Personal information
- Born: January 29, 1964 (age 62) Jacksonville, Florida, U.S.
- Height: 6 ft 0 in (1.83 m)
- Weight: 170 lb (77 kg; 12 st)
- Sporting nationality: United States

Career
- College: Clemson University Louisiana State University
- Turned professional: 1987
- Former tours: PGA Tour European Tour Nationwide Tour Challenge Tour NGA Hooters Tour
- Professional wins: 6

Number of wins by tour
- Korn Ferry Tour: 2
- Challenge Tour: 2
- Other: 2

Best results in major championships
- Masters Tournament: DNP
- PGA Championship: DNP
- U.S. Open: CUT: 2001, 2002
- The Open Championship: DNP

= Charles Raulerson =

American golfer (born 1964)

Charles Raulerson (born January 29, 1964) is an American professional golfer who played on the PGA Tour and the Nationwide Tour.

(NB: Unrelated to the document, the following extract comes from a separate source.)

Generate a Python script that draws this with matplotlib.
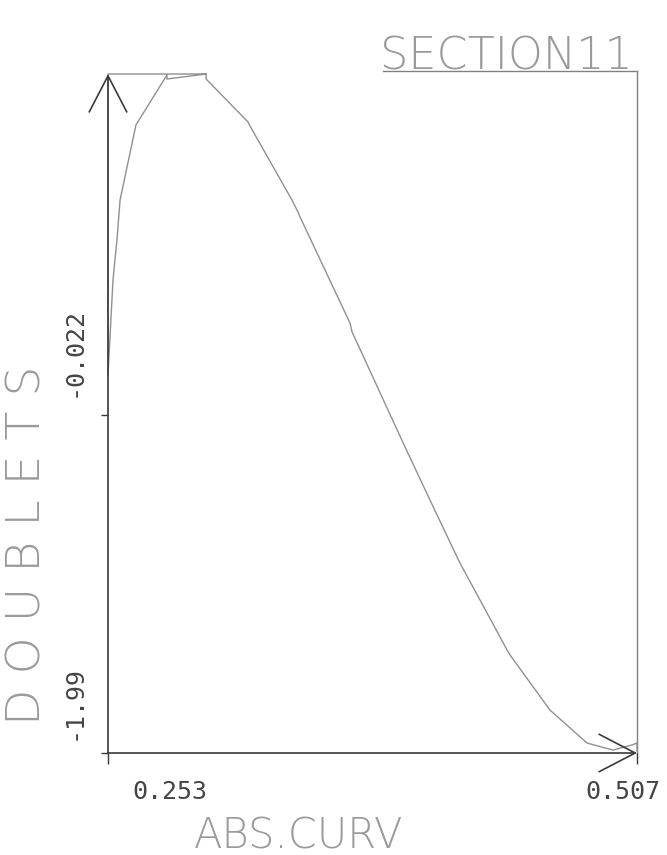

== Early life and amateur career ==
In 1964, Raulerson was born in Jacksonville, Florida. As an amateur, Raulerson played college golf at Clemson and LSU.

== Professional career ==
In 1987, Raulerson turned pro. Early in his career, Raulerson struggled on making into the PGA Tour. He played overseas and in North America. In 1989, he won the Jamaica Open. In 1990, Raulerson joined the Ben Hogan Tour, the PGA Tour's developmental tour. During this era, Raulerson also played on the European Tour's developmental tour, the Challenge Tour. He won two events in 1993.

Raulerson was successful at 1993 PGA Tour Qualifying School and joined the Tour in 1994. After a poor year on Tour, he took a hiatus from Tour until 1998 when he rejoined the developmental tour, now called the Nike Tour. Raulerson won two events that year, the Nike Oregon Classic and the Nike Inland Empire Open en route to a 7th-place finish on the money list. He returned to the PGA Tour in 1999 and spent two years on Tour before returning to the developmental tour, now called the Buy.com Tour, in 2001. Raulerson played on the developmental tour until 2003 until retiring from golf.

==Professional wins (6)==
===Nike Tour wins (2)===

| No. | Date | Tournament | Winning score | Margin of victory | Runner(s)-up |
|---|---|---|---|---|---|
| 1 | Sep 27, 1998 | Nike Oregon Classic | −16 (68-69-65-70=272) | 5 strokes | USA Notah Begay III, USA John Elliott, USA Tom Scherrer |
| 2 | Oct 11, 1998 | Nike Inland Empire Open | −20 (66-70-66-66=268) | 3 strokes | USA Jay Williamson |

===Challenge Tour wins (2)===

| No. | Date | Tournament | Winning score | Margin of victory | Runner-up |
|---|---|---|---|---|---|
| 1 | Apr 10, 1993 | Open Jezequel | +8 (74-73-76-73=296) | 2 strokes | SCO Ian Young |
| 2 | Aug 28, 1993 | Gore-Tex Challenge | −17 (70-67-67-67=271) | 1 stroke | ENG Liam White |

===NGA Hooters Tour wins (1)===

| No. | Date | Tournament | Winning score | Margin of victory | Runner-up |
|---|---|---|---|---|---|
| 1 | Feb 11, 2001 | NGA Ravines Golf Classic | −18 (65-66-71-70=272) | 7 strokes | USA Zach Johnson |

===Other wins (1)===
- 1989 Jamaica Open

==Results in major championships==

| Tournament | 1996 | 1997 | 1998 | 1999 | 2000 | 2001 | 2002 |
|---|---|---|---|---|---|---|---|
| U.S. Open | WD |  |  |  |  | CUT | CUT |

CUT = missed the half-way cut

WD = withdrew

Note: Raulerson only played in the U.S. Open.